Remember, you’re writing transcripts for real humans, and as we’ve discussed in other articles, clear and concise language is better for accessibility. Filler language should only be included in a transcript when it affects the meaning of the content. 

For example, imagine a podcast that features this line of dialogue:

SPEAKER: Um, what I think — what I’m saying is, uh, that you — you’ve got a great point there.

That contains quite a bit of filler language, which probably isn’t important. “You’ve got a great point there," is probably sufficient for relaying what the speaker wants to say, and it’s certainly easier to read. 

However, if the speaker is stammering because he’s nervous or excited, the filler words might convey something important. Additionally, if you’re transcribing a scripted video, the filler words are part of the script and should be included.

As with many other accessibility issues, human judgment is important. Do your best to determine whether filler words are relevant. 

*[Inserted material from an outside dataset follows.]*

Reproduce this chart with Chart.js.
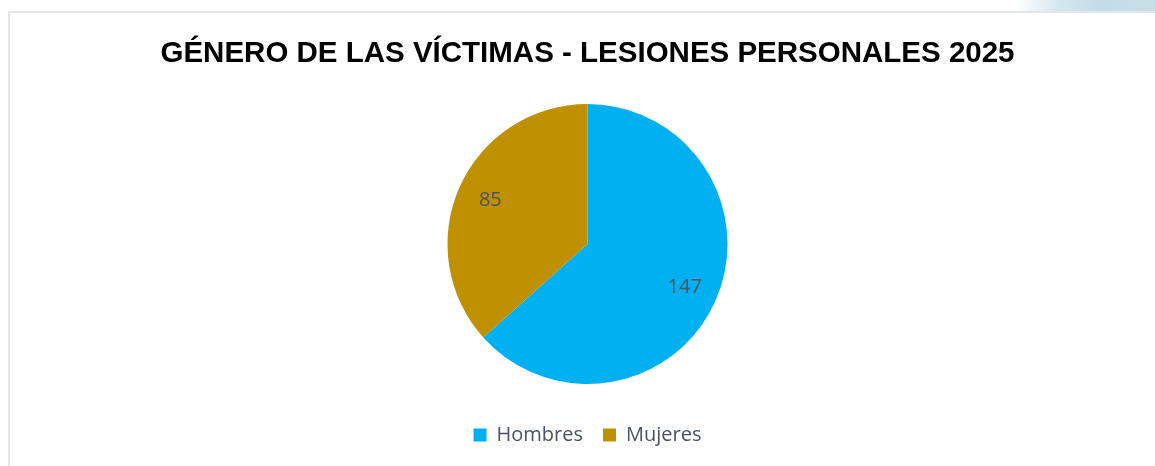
<!DOCTYPE html>
<html>
<head>
<meta charset="utf-8">
<script src="https://cdn.jsdelivr.net/npm/chart.js@4.4.1/dist/chart.umd.min.js"></script>
<style>
  html, body { margin: 0; padding: 0; background: #fff; }
  #wrap { position: relative; width: 1155px; height: 466px; overflow: hidden; }
  #deco { position: absolute; left: 1015px; top: 0; width: 140px; height: 11px;
          background: linear-gradient(90deg, rgba(255,255,255,0) 0%, #d6e8ef 30%, #c3dce8 60%, #c8dfe9 100%); }
  #frame { position: absolute; left: 8px; top: 11px; width: 1200px; height: 500px;
           border-left: 2px solid #e3e7ec; border-top: 2px solid #e3e7ec; box-sizing: border-box; }
  canvas { position: absolute; left: 0; top: 0; }
</style>
</head>
<body>
<div id="wrap">
  <div id="deco"></div>
  <div id="frame"></div>
  <canvas id="c" width="1155" height="466"></canvas>
</div>
<script>
const titleText = 'GÉNERO DE LAS VÍCTIMAS - LESIONES PERSONALES 2025';
const categories = ['Hombres', 'Mujeres'];
const victimCounts = [147, 85];
const sliceColors = ['#00B0F0', '#BF9000'];

const sliceLabels = {
  id: 'sliceLabels',
  afterDatasetsDraw(chart) {
    const ctx = chart.ctx;
    const meta = chart.getDatasetMeta(0);
    ctx.save();
    ctx.font = '20px "Open Sans"';
    ctx.fillStyle = '#4a5263';
    ctx.textAlign = 'center';
    ctx.textBaseline = 'middle';
    meta.data.forEach((arc, i) => {
      const mid = (arc.startAngle + arc.endAngle) / 2;
      const r = arc.outerRadius * 0.76;
      ctx.fillText(String(chart.data.datasets[0].data[i]), arc.x + Math.cos(mid) * r, arc.y + Math.sin(mid) * r);
    });
    ctx.restore();
  }
};

new Chart(document.getElementById('c'), {
  type: 'pie',
  data: {
    labels: categories,
    datasets: [{ data: victimCounts, backgroundColor: sliceColors, borderWidth: 0, radius: 140 }]
  },
  options: {
    responsive: false,
    animation: false,
    layout: { padding: { top: 0, bottom: 11, left: 20, right: 0 } },
    plugins: {
      title: {
        display: true,
        text: titleText,
        color: '#000',
        font: { family: '"Liberation Sans", sans-serif', size: 29.5, weight: 'bold', lineHeight: 1.2 },
        padding: { top: 36, bottom: 11.6 }
      },
      legend: {
        position: 'bottom',
        labels: {
          boxWidth: 13, boxHeight: 13, padding: 20,
          color: '#4a5263',
          font: { family: '"Open Sans"', size: 20 }
        }
      },
      tooltip: { enabled: false }
    }
  },
  plugins: [sliceLabels]
});
</script>
</body>
</html>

Related: Web Accessibility Is About Progress, Not Perfection

Make transcripts more readable by including lists, images, and headings

Your transcript doesn’t need to be a massive wall of text. Sometimes, you can provide relevant context by including images or graphs that relate to the speaker’s point. For example, if the speaker is describing the features of a Golden Retriever, you could include an image of a Golden Retriever (with appropriate alternative text) to provide a better experience for visual users.

Likewise, you can (and should) break up large blocks of text with other elements. You’re writing for real people, so readability is important.

Some quick tips:

  • For longer conversations, include a new subheading when the subject changes. Make sure that the subheading is descriptive. Learn the best practices for writing descriptive subheadings
  • Use HTML lists where appropriate. Make sure to use unordered lists when order doesn’t matter; use ordered (or numbered) lists when the order affects meaning. Learn more about ordered and unordered lists
  • Break up longer paragraphs. While there’s no hard-and-fast rule, try to keep paragraphs to about 2-3 sentences. Start a new paragraph any time the speaker changes the subject.
  • Add hyperlinks where relevant. For example, if a speaker refers to a recent event, you could link to news coverage of that event. Be sure to follow the best practices for choosing link text
  • Many transcription services automatically include timestamps, but don’t include timestamps unless they add context.

Make sure your readers can find your transcripts

Finally, remember that your transcripts aren’t especially useful if people can’t find them. Put your transcripts on the same page as your video. If this isn’t possible (for example, you’re hosting the video on a website that has a character limit), provide a hyperlink to the transcript on a separate webpage. 

By taking the time to transcribe your content, you’re making your website into a much better resource. If you’re already writing captions, you won’t have to do much extra work — and the effort will pay off.